Review: I’ve read a lot of fiction that tries to convey the ethos of the American underground. Oddly enough, it takes a British writer with a penchant for the grotesque truths average people tend to ignore to get it right. Known best as a prolific writer of comics and graphic novels like the dystopian mindfuck morality play, , Ellis is brand new to the novelist trade. All hesitancy regarding Ellis’ ability to jump from the world of comics to unillustrated prose should be abolished by page two. You won’t see his name on Oprah’s book club shortlist any time soon (though I’d love to see that interview), but there is a beating heart buried beneath the layers of drug addicts, deviant sex acts and gluttonous conspiracy that features prominently in this book. Of course, the layers are the main course… And admit it… You’re hungry.

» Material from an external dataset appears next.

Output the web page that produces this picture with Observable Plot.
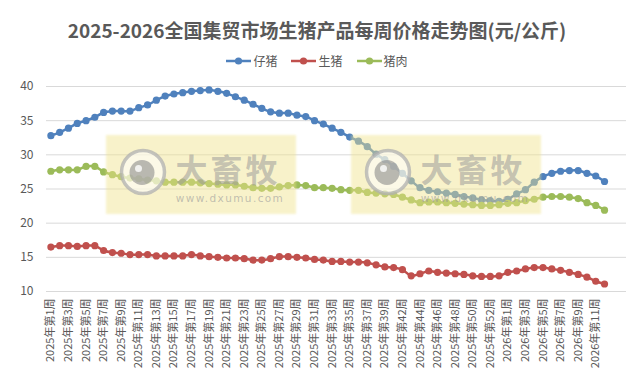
<!DOCTYPE html>
<html>
<head>
<meta charset="utf-8">
<script src="https://cdn.jsdelivr.net/npm/d3@7"></script>
<script src="https://cdn.jsdelivr.net/npm/@observablehq/plot@0.6"></script>
<style>
  html, body { margin: 0; padding: 0; background: #fff; }
  #wrap { position: relative; width: 634px; height: 378px; overflow: hidden; font-family: "Noto Sans CJK SC", "Noto Sans", sans-serif; }
  #title { box-sizing: border-box; height: 48px; padding-top: 18px; line-height: 24px; text-align: center; font-size: 19px; font-weight: bold; color: #595959; white-space: nowrap; }
  #legend { height: 26px; line-height: 26px; display: flex; justify-content: center; align-items: center; font-size: 12px; color: #595959; }
  .item { display: flex; align-items: center; margin: 0 7px; }
  .item svg { margin-right: 2px; }
  #overlay { position: absolute; left: 0; top: 0; pointer-events: none; }
</style>
</head>
<body>
<div id="wrap">
  <div id="title">2025-2026全国集贸市场生猪产品每周价格走势图(元/公斤)</div>
  <div id="legend"></div>
  <div id="chart"></div>
</div>
<script>
// ---- data ----
const categories = [
  "2025年第1周","2025年第2周","2025年第3周","2025年第4周","2025年第5周","2025年第6周","2025年第7周","2025年第8周","2025年第9周","2025年第10周",
  "2025年第11周","2025年第12周","2025年第13周","2025年第14周","2025年第15周","2025年第16周","2025年第17周","2025年第18周","2025年第19周","2025年第20周",
  "2025年第21周","2025年第22周","2025年第23周","2025年第24周","2025年第25周","2025年第26周","2025年第27周","2025年第28周","2025年第29周","2025年第30周",
  "2025年第31周","2025年第32周","2025年第33周","2025年第34周","2025年第35周","2025年第36周","2025年第37周","2025年第38周","2025年第39周","2025年第41周",
  "2025年第42周","2025年第43周","2025年第44周","2025年第45周","2025年第46周","2025年第47周","2025年第48周","2025年第49周","2025年第50周","2025年第51周",
  "2025年第52周","2025年第53周","2026年第1周","2026年第2周","2026年第3周","2026年第4周","2026年第5周","2026年第6周","2026年第7周","2026年第8周",
  "2026年第9周","2026年第10周","2026年第11周","2026年第12周","",""
];
const seriesNames = ["仔猪", "生猪", "猪肉"];
const seriesColors = ["#4f81bd", "#c0504d", "#9bbb59"];
const piglet = [
  32.8,33.3,33.9,34.6,35.0,35.5,36.2,36.4,36.4,36.4,
  36.9,37.3,38.0,38.6,38.9,39.1,39.3,39.4,39.5,39.3,
  39.0,38.5,38.0,37.4,36.8,36.3,36.1,36.1,35.8,35.6,
  35.0,34.5,33.9,33.3,32.6,32.0,31.2,30.1,29.3,28.3,
  27.3,26.2,25.2,24.8,24.6,24.4,24.2,23.9,23.7,23.4,
  23.3,23.2,23.5,24.3,24.9,26.0,26.8,27.3,27.6,27.7,
  27.7,27.3,26.9,26.1
];
const hog = [
  16.5,16.7,16.7,16.6,16.7,16.7,16.0,15.7,15.6,15.4,
  15.4,15.4,15.2,15.2,15.2,15.2,15.4,15.2,15.1,15.0,
  14.9,14.9,14.8,14.6,14.6,14.8,15.1,15.1,15.0,14.9,
  14.7,14.6,14.4,14.4,14.3,14.3,14.2,13.9,13.6,13.5,
  13.2,12.3,12.6,13.0,12.8,12.7,12.6,12.5,12.3,12.2,
  12.2,12.3,12.8,13.0,13.3,13.5,13.5,13.3,13.1,12.8,
  12.5,12.1,11.5,11.1
];
const pork = [
  27.6,27.8,27.8,27.8,28.3,28.3,27.5,27.1,26.8,26.6,
  26.5,26.3,26.2,26.0,26.0,26.0,26.0,25.9,25.8,25.7,
  25.6,25.6,25.4,25.2,25.1,25.1,25.3,25.5,25.6,25.5,
  25.2,25.2,25.1,24.9,24.8,24.8,24.5,24.4,24.3,24.2,
  23.8,23.4,23.0,23.1,23.1,23.0,22.9,22.8,22.7,22.6,
  22.6,22.7,22.9,23.0,23.3,23.5,23.8,23.9,23.9,23.8,
  23.6,23.0,22.6,21.9
];
const yTicks = [10, 15, 20, 25, 30, 35, 40];

// ---- build table ----
const seriesValues = [piglet, hog, pork];
const rows = seriesNames.flatMap((s, k) => seriesValues[k].map((v, i) => ({ s, i, v })));
const xTicks = d3.range(0, categories.length, 2);

// ---- legend ----
const legend = document.getElementById("legend");
seriesNames.forEach((n, k) => {
  const it = document.createElement("div");
  it.className = "item";
  it.innerHTML = `<svg width="25" height="10"><line x1="0" x2="25" y1="5" y2="5" stroke="${seriesColors[k]}" stroke-width="2.5"/><circle cx="12.5" cy="5" r="3.6" fill="${seriesColors[k]}"/></svg><span>${n}</span>`;
  legend.appendChild(it);
});

// ---- chart ----
const chart = Plot.plot({
  width: 634,
  height: 304,
  marginLeft: 46,
  marginRight: 8,
  marginTop: 12,
  marginBottom: 87,
  style: { fontFamily: "'Noto Sans CJK SC', 'Noto Sans', sans-serif", color: "#595959", background: "#fff", overflow: "visible" },
  x: { type: "linear", domain: [-0.5, categories.length - 0.5] },
  y: { domain: [10, 40] },
  color: { domain: seriesNames, range: seriesColors },
  marks: [
    Plot.ruleY(yTicks, { stroke: "#d9d9d9", strokeWidth: 1 }),
    Plot.axisY({ ticks: yTicks, tickSize: 0, tickPadding: 13, fontSize: 12, fill: "#595959", label: null }),
    Plot.axisX({ ticks: xTicks, tickSize: 0, tickPadding: 7, tickRotate: -90, fontSize: 11, fill: "#595959", label: null, tickFormat: i => categories[i] }),
    Plot.line(rows, { x: "i", y: "v", z: "s", stroke: "s", strokeWidth: 2.5, curve: "catmull-rom" }),
    Plot.dot(rows, { x: "i", y: "v", fill: "s", r: 3.6 })
  ]
});
document.getElementById("chart").appendChild(chart);

// ---- watermark overlay (decoration) ----
const ns = "http://www.w3.org/2000/svg";
const ov = document.createElementNS(ns, "svg");
ov.setAttribute("id", "overlay");
ov.setAttribute("width", 634);
ov.setAttribute("height", 378);
let html = `<defs><filter id="soft" x="-5%" y="-5%" width="110%" height="110%"><feGaussianBlur stdDeviation="1.2"/></filter></defs>`;
[106, 351].forEach(x0 => {
  html += `<g>
    <rect x="${x0}" y="135" width="190" height="79" fill="#efe38a" fill-opacity="0.45" filter="url(#soft)"/>
    <circle cx="${x0 + 37}" cy="172" r="21.5" fill="#ffffff" fill-opacity="0.55" stroke="#b0b0b0" stroke-opacity="0.75" stroke-width="3.5"/>
    <circle cx="${x0 + 36}" cy="172.5" r="12.5" fill="#8c8c8c" fill-opacity="0.6"/>
    <circle cx="${x0 + 32.5}" cy="168.5" r="3.5" fill="#ffffff" fill-opacity="0.8"/>
    <text x="${x0 + 122}" y="181.5" text-anchor="middle" font-family="'Noto Sans CJK SC'" font-weight="bold" font-size="32" fill="#9a9a9a" fill-opacity="0.55" letter-spacing="3">大畜牧</text>
    <text x="${x0 + 124}" y="202" text-anchor="middle" font-family="'DejaVu Sans', sans-serif" font-size="10.5" fill="#9a9a9a" fill-opacity="0.6" letter-spacing="1.4">www.dxumu.com</text>
  </g>`;
});
ov.innerHTML = html;
document.getElementById("wrap").appendChild(ov);
</script>
</body>
</html>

In under 300 pages, Crooked Little Vein manages to unravel into a hard-boiled crime novel, paranoid conspiracy story, twisted morality tale, deviant romantic sex comedy and a good old American road novel all in one explosive package.

Crooked Little Vein tells the story of Mike McGill, a below average private detective who’s only talent in life is to attract the undesirable. When he’s hired by the ultimately undesirable, opiate-addicted chief of staff of the United States to recover the lost secret second US constitution, Mike’s talent grabs him by the crotch and leads him on a twisted journey of discovery. The secret second constitution turns out to be a document containing the moral code of America. Unfortunately, president Nixon traded the document for the favors of a Chinese woman in the 1950s and it has been missing ever since… Oh yes, and it is bound in alien skin… Of course. Its loss triggered the moral decline of the nation and caused the perverse world that Mike lives in to exist. Accompanied by Trix, a sex addicted punk who plays Virgil to the Mike’s Dante, he sets off on a journey through the underbelly of American perversion complete with Godzilla sex cults, serial killers and a group of extremely well endowed saline addicts. On his search, Mike discovers a country blinded to its own perversions by the light of an even larger menace.

Ellis’ prose vibrates from the page with thoughtful tones and an Orwellian questioning of morality. His exploration of deviance and perversion highlights the kinds of acts that only affect the perpetrators, yet offend the general populace. As an added bonus, this novel of conspiracy, secrets and adventure seems to erect a large middle finger aimed directly at bestselling novels like the Da Vinci code. For all of the flaws inherent in each of Ellis’ characters (and there are many), the two protagonists glisten with an honest and complicated humanity that pulls no punches. Trix is an assertive and fully fleshed supporting female character, which is a breath of fresh air to the suspense/science fiction/crime genre, and Mike walks on a crutch of self pity and insecurity expected from a self described “shit-magnet” like himself.

Crooked Little Vein requires a healthy dose of disbelief suspension and a sense of humor, yet the details are almost too disturbing to be made up. In the end, the reader is left with a hell of a yarn that exposes every dark alley and boarded up building that not only makes the illusion of a squeaky clean society so alluring, but is also a symptom of such illusions. This is genre fiction at its finest… Because it means something.

Crooked Little Vein isn’t a beach read for the easily offended, but it sure would be fun to watch some of them read it. Ellis aims his pen at the gut and pulls the trigger. Fortunately, he also aims for the head.

Rating: 4.5 / 5

Buy a copy of Crooked Little Vein for yourself, you pervert! ()


One Response to “BOOK: Crooked Little Vein by Warren Ellis”

  1. grace fell Says:

    We’ve gotten this book in at the library, and the title and cover have caught my eye more than once as it makes its way through processing. I may now have to take a closer look. Thanks for the review.